What a privalege I had, to witness Meb's triumph from up-close on the photo truck. Check back for a cool sequence where Errol Anderson caught Meb's decisive move.
Photo courtesy New York Road Runners.


[Citymouse exhales….]

What an experience! As always, working the ING New York City Marathon was a grueling experience, more exhausting in its way than running. For some reason, subject for a future post, this iteration was harder than any other. Obviously, orchestrating the largest marathon ever held anywhere will be a very taxing experience. Fortunately, something truly special happened on race day, in the person of a certain man with a three-lettered name.

Meb Keflezighi’s victory on the streets of New York was a big deal for American running and it was huge for us at New York Road Runners. Despite his Olympic silver medal, he was not many people’s pick to win the race. He was not even the most heralded American to toe the line. Meb has a huge heart and in the days before the race he was all business. His one-word answers at the pre-race press conference hinted to me that he had big ambitions in mind.

Meb’s a legitimate champion, boasting numerous national records and the afore-mentioned Olympic hardware. Yet he had struggled through a multi-year stretch of injuries and some sub-par performances, leaving many to wonder if, at age 34, he was done. With this year’s string of personal bests, including this huge new triumph, Meb is not ready to hang up the waffles quite yet and he won’t be anyone’s underdog anymore.

It’s not just his underdog status that made him a favorite around the office, however. Meb is a truly beautiful human being, which is quickly apparent to anyone who meets him. Two years ago after a disastrous 20th place finish in the five boroughs, he did something I had never heard of before or since: he bought lunch for the entire Road Runners staff. That’s a hundred people. If you want to measure a man’s quality, look to how he responds to defeat. It’s easy to be graceful in victory, and Meb has certainly met that standard as well in the past week, but his goodness is fueled by something deeper than the circumstance of the moment.

Meb’s victory is a redeeming gift to the sport and to America; it would not be a huge stretch to call it an Athletics equivalent to the ascendancy of Berack Obama. Like with president Obama, the lunatic fringe is wringing its hands about whether Meb Keflezghi, born in Eritrea but an American citizen and resident since early youth, is truly an American.

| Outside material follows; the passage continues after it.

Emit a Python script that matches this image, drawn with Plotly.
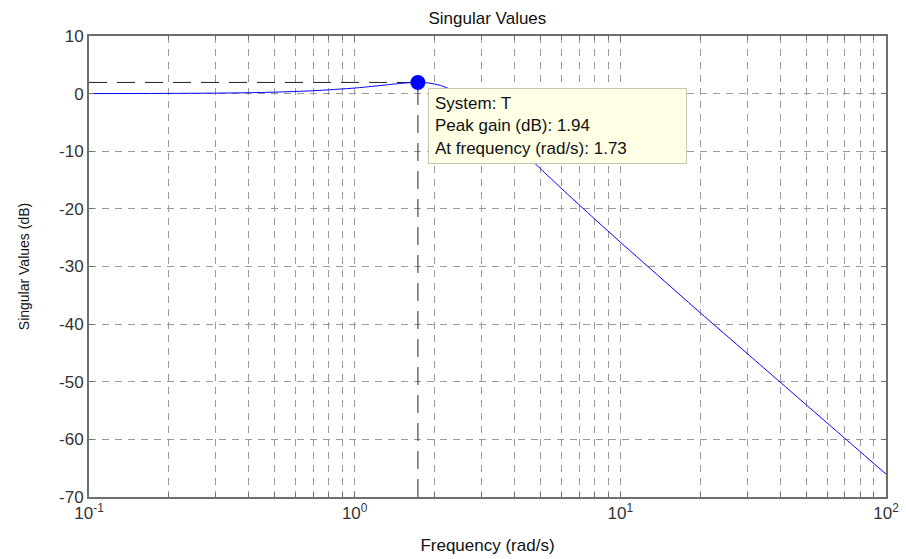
import numpy as np
import plotly.graph_objects as go

# Singular value response of the closed-loop system T
freq = [0.1, 0.2, 0.3, 0.4, 0.5, 0.7, 1.0, 1.2, 1.4, 1.6, 1.73, 1.9, 2.1, 2.3,
        2.6, 3.0, 3.5, 4.0, 5.0, 6.0, 8.0, 10.0, 15.0, 20.0, 30.0, 50.0, 70.0, 100.0]
gain_db = [0.01, 0.04, 0.09, 0.16, 0.26, 0.50, 0.97, 1.32, 1.65, 1.89, 1.94, 1.84, 1.43, 0.71,
           -0.81, -3.18, -6.09, -8.69, -13.01, -16.45, -21.75, -25.77, -32.95, -38.04,
           -45.08, -53.97, -59.82, -66.02]

# Peak data tip
peak_freq = 1.73
peak_gain = 1.94
system_name = "T"

x_tick_vals = [0.1, 1, 10, 100]
x_tick_text = ["10<sup>-1</sup>", "10<sup>0</sup>", "10<sup>1</sup>", "10<sup>2</sup>"]
x_minor_vals = [m * d for d in (0.1, 1, 10) for m in range(2, 10)]
y_tick_vals = [10, 0, -10, -20, -30, -40, -50, -60, -70]
y_tick_text = ["10", "0", "-10", "-20", "-30", "-40", "-50", "-60", "-70"]

FONT = "Liberation Sans, Arial, sans-serif"
GRID = "#9a9a9a"
AXIS = "#6e6e6e"

fig = go.Figure()

# Dashed guides from the peak to the axes
fig.add_trace(go.Scatter(
    x=[freq[0], peak_freq], y=[peak_gain, peak_gain], mode="lines",
    line=dict(color="#222222", width=1, dash="18px,10px"),
    hoverinfo="skip", showlegend=False))
fig.add_trace(go.Scatter(
    x=[peak_freq, peak_freq], y=[y_tick_vals[-1], peak_gain], mode="lines",
    line=dict(color="#222222", width=1, dash="18px,10px"),
    hoverinfo="skip", showlegend=False))

# Response curve
fig.add_trace(go.Scatter(
    x=freq, y=gain_db, mode="lines",
    line=dict(color="#0000ff", width=1, shape="spline", smoothing=0.6),
    showlegend=False))

# Peak marker
fig.add_trace(go.Scatter(
    x=[peak_freq], y=[peak_gain], mode="markers",
    marker=dict(color="#0000ff", size=15, line=dict(width=0)),
    showlegend=False))

fig.add_annotation(
    xref="paper", yref="paper", x=0.4253, y=0.887,
    xanchor="left", yanchor="top",
    text=(f"System: {system_name}<br>Peak gain (dB): {peak_gain:.2f}"
          f"<br>At frequency (rad/s): {peak_freq:.2f}"),
    align="left", showarrow=False,
    font=dict(family=FONT, size=17, color="#111111"),
    bgcolor="#ffffe6", bordercolor="#c8c8b0", borderwidth=1, borderpad=6,
    width=245, height=62, valign="middle")

fig.update_layout(
    width=906, height=559,
    margin=dict(l=89, r=20, t=36, b=62, autoexpand=False),
    paper_bgcolor="white", plot_bgcolor="white",
    font=dict(family=FONT, color="#333333"),
    title=dict(text="Singular Values", x=0.538, xanchor="center",
               y=1 - 18 / 559, yanchor="middle",
               font=dict(family=FONT, size=17, color="#111111")),
)

fig.update_xaxes(
    type="log", range=[-1, 2], automargin=False,
    tickvals=x_tick_vals, ticktext=x_tick_text,
    tickfont=dict(size=17, color="#333333"),
    ticks="inside", ticklen=5, tickcolor=AXIS,
    showline=True, linecolor=AXIS, linewidth=2, mirror="ticks",
    showgrid=True, gridcolor=GRID, gridwidth=1, griddash="7px,6px",
    minor=dict(tickvals=x_minor_vals, ticks="inside", ticklen=4, tickcolor=AXIS,
               showgrid=True, gridcolor=GRID, gridwidth=1, griddash="7px,6px"),
    zeroline=False,
    title=dict(text="Frequency (rad/s)", standoff=17,
               font=dict(family=FONT, size=17, color="#111111")),
)

fig.update_yaxes(
    range=[-70, 10], tickvals=y_tick_vals, ticktext=y_tick_text, automargin=False,
    tickfont=dict(size=17, color="#333333"),
    ticks="inside", ticklen=5, tickcolor=AXIS,
    showline=True, linecolor=AXIS, linewidth=2, mirror="ticks",
    showgrid=True, gridcolor=GRID, gridwidth=1, griddash="7px,6px",
    zeroline=False,
    title=dict(text="Singular Values (dB)", standoff=26,
               font=dict(family=FONT, size=14, color="#111111")),
)

fig.write_html("out.html")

There should be no doubt however. Only one of the scores of runners lining up for the USA Championship, which took place within the larger marathon, wore the letters USA on his chest, right above the three letters on his name bib. He knows and appreciates better than most what America is all about and as he cruised to the finish line, Meb pointed to the nation’s abbreviation and gave thumbs up. He brought the victory home to all of us, for the first time since another child of immigrants, Alberto Salazar who was born in Cuba, did so way back in 1984.